An analysis said bitcoin does not necessarily need a new narrative to climb back above the psychological resistance level of $100,000.
On May 2 (local time), Cointelegraph reported that MN Trading Capital founder Michaël van de Poppe (마이클 반 데 포페) sees narratives forming after prices rise.
Van de Poppe said in a post on X that there is no need for a separate narrative to lift prices. He said the market is looking first for clear material to push bitcoin to $100,000, but in reality a narrative can be created after prices rise.
He pointed out that in recent months the tech industry’s focus has shifted from bitcoin to other areas such as artificial intelligence. Nvidia shares, the largest AI stock by market capitalisation, are up 5.08 percent so far this year, while bitcoin is down about 10 percent over the same period.
Bitcoin last traded at $100,000 on Nov. 13. It then slid to $60,000, its yearly low in February, before recovering to $78,250 as of the time of writing. Its gain over the past 30 days is 14.49 percent.
Some in the market still see a need for clear upside catalysts. The U.S. Federal Reserve’s rate decisions, changes in U.S. regulation and inflows into spot bitcoin exchange-traded funds were cited as key variables.
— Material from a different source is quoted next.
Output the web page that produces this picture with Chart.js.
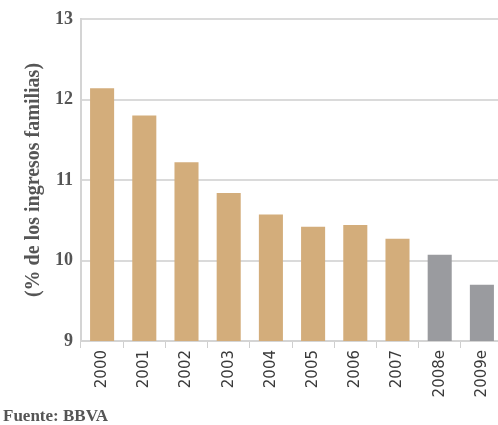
<!DOCTYPE html>
<html>
<head>
<meta charset="utf-8">
<script src="https://cdn.jsdelivr.net/npm/chart.js@4"></script>
<style>
  html, body { margin: 0; padding: 0; background: #fff; overflow: hidden; }
  #wrap { position: relative; width: 503px; height: 425px; }
  #source {
    position: absolute; left: 3px; top: 406px;
    font: bold 17px "Liberation Serif", serif; color: #555;
  }
</style>
</head>
<body>
<div id="wrap">
  <canvas id="chart" width="503" height="425"></canvas>
  <div id="source">Fuente: BBVA</div>
</div>
<script>
// Years on the x axis ("e" = estimate)
const YEARS = ["2000", "2001", "2002", "2003", "2004", "2005", "2006", "2007", "2008e", "2009e"];
// Share of household income, %
const VALUES = [12.14, 11.8, 11.22, 10.84, 10.57, 10.42, 10.44, 10.27, 10.07, 9.7];
const IS_ESTIMATE = [false, false, false, false, false, false, false, false, true, true];

const TAN = '#d3ad7b';
const GREY = '#9a9b9f';

const ctx = document.getElementById("chart").getContext("2d");

new Chart(ctx, {
  type: "bar",
  data: {
    labels: YEARS,
    datasets: [{
      data: VALUES,
      backgroundColor: IS_ESTIMATE.map(e => e ? GREY : TAN),
      categoryPercentage: 1,
      barPercentage: 0.57
    }]
  },
  options: {
    animation: false,
    responsive: false,
    layout: { padding: { top: 19, left: 0, right: 0, bottom: 0 } },
    plugins: {
      legend: { display: false },
      tooltip: { enabled: false }
    },
    scales: {
      x: {
        grid: {
          offset: true,
          drawOnChartArea: false,
          drawTicks: true,
          tickLength: 7,
          color: '#cfcfcf',
          lineWidth: 1
        },
        border: { color: '#d4d4d4', width: 2 },
        ticks: {
          minRotation: 90,
          maxRotation: 90,
          padding: 2,
          color: '#3a3a3a',
          font: { family: 'DejaVu Sans', size: 15 }
        },
        afterFit: function(scale) { scale.height = 84; }
      },
      y: {
        min: 9,
        max: 13,
        grid: {
          color: '#dadada',
          lineWidth: 2,
          drawTicks: false
        },
        border: { color: '#d4d4d4', width: 2 },
        ticks: {
          stepSize: 1,
          padding: 8,
          color: '#555',
          font: { family: 'Liberation Serif', size: 18, weight: 'bold' }
        },
        title: {
          display: true,
          text: '(% de los ingresos familias)',
          color: '#555',
          padding: { top: 22, bottom: 4 },
          font: { family: 'Liberation Serif', size: 20, weight: 'bold' }
        },
        afterFit: function(scale) { scale.width = 81; }
      }
    }
  }
});
</script>
</body>
</html>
The U.S. Clarity Act, which would provide greater clarity on industry regulation, was also mentioned as a candidate catalyst.
Peter Brandt (피터 브랜트) said in December last year that while the Clarity Act is positive for the industry, it is unlikely to become a key catalyst that would sharply lift bitcoin’s price. Coinbase Chief Legal Officer Faryar Shirzad (파르야르 시르자드) said on May 2, after new stablecoin revenue provisions were disclosed, that it was time to finalise the Clarity Act. White House crypto adviser Patrick Witt (패트릭 위트) said at this week’s Las Vegas Bitcoin conference that a major announcement related to U.S. President Donald Trump’s bitcoin reserve would come within a few weeks.